Monsieur le Ministre,
Partout dans le monde, les gouvernements mènent la lutte contre la pandémie du Covid-19. Dans les Territoires Palestiniens Occupés (TPO), ce combat est toutefois largement entravé par l’occupation exercée par Israël, qui, pour rappel, est, selon le droit international, responsable du bien-être de la population occupée.
A cet égard, des faits, particulièrement inquiétants sont à signaler.
– Dans la bande de Gaza, qui pâtit depuis 14 ans déjà d’une situation humanitaire désastreuse en raison du blocus imposé par Israël et l’Égypte et des différentes incursions meurtrières de l’armée israélienne, l’occupant interdit toujours l’entrée d’hydrogène et du chlore, deux produits servant à la désinfection indispensable pour lutter contre le Coronavirus.
– Gaza compte l’une des densités de population les plus élevées au monde : 2 millions d’habitants y sont confinés (365 km2 de territoire, soit près de 5500 habitants au km2. 90% de son eau est impropre à la consommation. Son système de santé est particulièrement défaillant, lourdement fragilisé par les dernières opérations militaires d’Israël et le blocus imposé. Les équipements manquent cruellement : la semaine passée, l’on y dénombrait 60 lits de soins intensifs prêts à accueillir les malades, 50 tests de détection dans toute la bande de Gaza et une centaine de masques de protection pour les professionnels.[1] Tous les ingrédients sont dès lors réunis pour une aggravation dramatique d’une situation sanitaire déjà déplorable.

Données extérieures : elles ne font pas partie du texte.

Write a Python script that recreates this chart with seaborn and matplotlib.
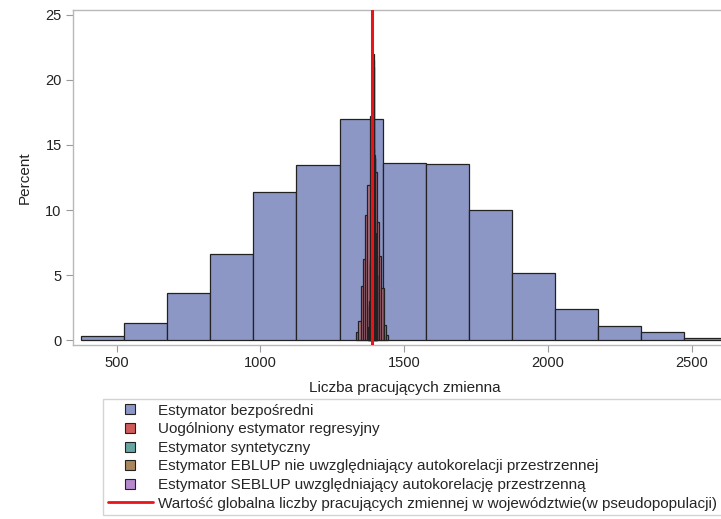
import numpy as np
import pandas as pd
import matplotlib
matplotlib.use("Agg")
import matplotlib.pyplot as plt
from matplotlib.lines import Line2D
import seaborn as sns

# Direct estimator: bin centres (width 150) and percent per bin
direct_centers = [450, 600, 750, 900, 1050, 1200, 1350, 1500, 1650, 1800, 1950, 2100, 2250, 2400, 2550]
direct_pct = [0.3, 1.3, 3.6, 6.6, 11.4, 13.45, 17.0, 13.6, 13.55, 10.0, 5.15, 2.4, 1.1, 0.6, 0.15]

# Generalised regression estimator: bin centres (width 8)
greg_centers = [1336, 1344, 1352, 1360, 1368, 1376, 1384, 1392, 1400, 1408, 1416, 1424, 1432, 1440]
greg_pct = [0.6, 1.5, 4.2, 6.2, 9.6, 11.9, 17.2, 14.7, 12.9, 9.1, 6.5, 4.0, 1.2, 0.4]

# Synthetic, EBLUP and SEBLUP estimators: bin centres (width 3)
narrow_centers = [1376.5, 1379.5, 1382.5, 1385.5, 1388.5, 1391.5, 1394.5, 1397.5, 1400.5, 1403.5]
synth_pct = [1.0, 3.0, 6.0, 10.0, 14.0, 17.0, 22.0, 14.0, 8.0, 5.0]
eblup_pct = [0.8, 2.6, 5.8, 10.4, 14.6, 17.6, 21.0, 14.2, 8.0, 5.0]
seblup_pct = [0.9, 2.8, 6.2, 10.2, 14.0, 17.2, 21.5, 14.0, 8.2, 5.0]

true_value = 1389

labels = [
    "Estymator bezpośredni",
    "Uogólniony estymator regresyjny",
    "Estymator syntetyczny",
    "Estymator EBLUP nie uwzględniający autokorelacji przestrzennej",
    "Estymator SEBLUP uwzględniający autokorelację przestrzenną",
]
line_label = "Wartość globalna liczby pracujących zmiennej w województwie(w pseudopopulacji)"
colors = ["#8C97C5", "#D05B5B", "#66A5A0", "#A9865B", "#B689CD"]


def edges_from(centers, width):
    c = np.asarray(centers, dtype=float)
    return np.append(c - width / 2, c[-1] + width / 2).tolist()


series = [
    (direct_centers, direct_pct, 150, 1.0),
    (greg_centers, greg_pct, 8, 0.6),
    (narrow_centers, synth_pct, 3, 0.55),
    (narrow_centers, eblup_pct, 3, 0.55),
    (narrow_centers, seblup_pct, 3, 0.55),
]

sns.set_theme(style="white")
plt.rcParams["font.family"] = ["Liberation Sans", "DejaVu Sans"]

fig = plt.figure(figsize=(7.21, 5.19), dpi=100)
ax = fig.add_axes([0.101, 0.335, 0.922, 0.646])

for (centers, pct, width, alpha), color in zip(series, colors):
    df = pd.DataFrame({"x": centers, "w": pct})
    sns.histplot(data=df, x="x", weights="w", bins=edges_from(centers, width),
                 stat="count", color=color, alpha=alpha, edgecolor="#222222",
                 linewidth=0.9, ax=ax)

ax.axvline(true_value, color="#E8141A", linewidth=2.2, zorder=10)

ax.set_xlim(347, 2660)
ax.set_ylim(-0.38, 25.38)
ax.set_xticks([500, 1000, 1500, 2000, 2500])
ax.set_yticks([0, 5, 10, 15, 20, 25])
ax.set_xlabel("Liczba pracujących zmienna", fontsize=11, color="#222222", labelpad=8)
ax.set_ylabel("Percent", fontsize=11, color="#222222", labelpad=10)
ax.tick_params(axis="both", direction="out", length=5, width=0.8, color="#9A9A9A",
               labelsize=10.5, labelcolor="#222222", bottom=True, left=True, pad=3)
for s in ax.spines.values():
    s.set_color("#B8B8B8")
    s.set_linewidth(1.0)

handles = [Line2D([], [], linestyle="none", marker="s", markersize=6.5,
                  markerfacecolor=c, markeredgecolor="#222222", markeredgewidth=0.8)
           for c in colors]
handles.append(Line2D([], [], color="#E8141A", linewidth=2))
leg = fig.legend(handles, labels + [line_label], loc="upper left",
                 bbox_to_anchor=(0.143, 0.0, 0.9, 0.231), mode="expand",
                 borderaxespad=0, fontsize=11,
                 handlelength=2.95, handletextpad=0.35, labelspacing=0.3,
                 frameon=True, fancybox=False, borderpad=0.3)
leg.get_frame().set_edgecolor("#C8C8C8")
leg.get_frame().set_linewidth(1.0)

fig.savefig("out.png", dpi=100)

– Israël place ses nationaux en confinement, mais a demandé aux travailleurs palestiniens de Cisjordanie, autorisés à entrer en territoire israélien, de rester sur place pour y travailler dans la construction, l’agriculture et les services de soin sous peine de voir leurs permis de travail purement et simplement annulés. Des logements décents et des protections contre la maladie leur ont été promis, mais Israël n’y a pas donné suite à ce jour. Par ailleurs, les travailleurs palestiniens suspectés d’avoir contracté le Covid-19 sont refoulés aux checkpoints, sans soins[2].
– Les travailleurs palestiniens travaillant en Israël versent à l’État des cotisations sociales servant entre autres à la prise en charge de congés maladie éventuels. Or, Israël jusqu’aujourd’hui n’a pas reversé aux travailleurs temporairement au chômage ou arrêtés pour cause de maladie les indemnités auxquelles ils ont contribué. Cela représente actuellement un montant de 515 millions de shekels soit plus de 130 millions d’euros[3].
– Israël maintient en prison près de 5.000 prisonniers dont des enfants et des femmes dans les conditions sanitaires déplorables et une promiscuité propice à la propagation du Covid-19. De plus, des produits de désinfection sont retirés des cantines accessibles aux prisonniers.
– Israël a confisqué dans la vallée du Jourdain (Khirbet Ibziq) du matériel destiné à une clinique de campagne.
Au regard de ces différents éléments, l’ABP tient à rappeler les obligations d’Israël au regard de la IVe Convention de Genève, dont celui de garantir que tous les moyens préventifs nécessaires disponibles soient utilisés pour combattre l’expansion des maladies contagieuses et des épidémies (art. 56 de la Section III du Titre III). La Belgique, signataire de ces accords, est tenue de contribuer à ce qu’ils soient respectés par Israël, puissance occupante d’un autre Etat.
Monsieur le Ministre,
Nous demandons votre intervention et celle du Conseil européen pour que :
– Israël reverse sans retard à l’Autorité palestinienne les millions de shekels qu’il retient sur les taxes afin de permettre une gestion efficace de la crise sanitaire.
– le matériel médical (médicaments, respirateurs masques etc.) puisse entrer sans entraves en territoires palestiniens, en Cisjordanie comme dans la bande de Gaza. Les équipes médicales (locales ou étrangères) doivent pouvoir circuler librement, y compris entrer dans la bande de Gaza.
– les prisonniers palestiniens soient libérés. Et, sans délais, les enfants, les femmes ainsi que les personnes placées en détention administrative.
– il soit mis fin aux arrestations arbitraires, aux incursions et destructions des maisons palestiniennes.
Restant particulièrement préoccupé du sort réservé au peuple palestinien face à cette pandémie, nous espérons, Monsieur le Ministre, que vous accueillerez avec attention nos requêtes et vous prions d’agréer l’expression de notre haute considération.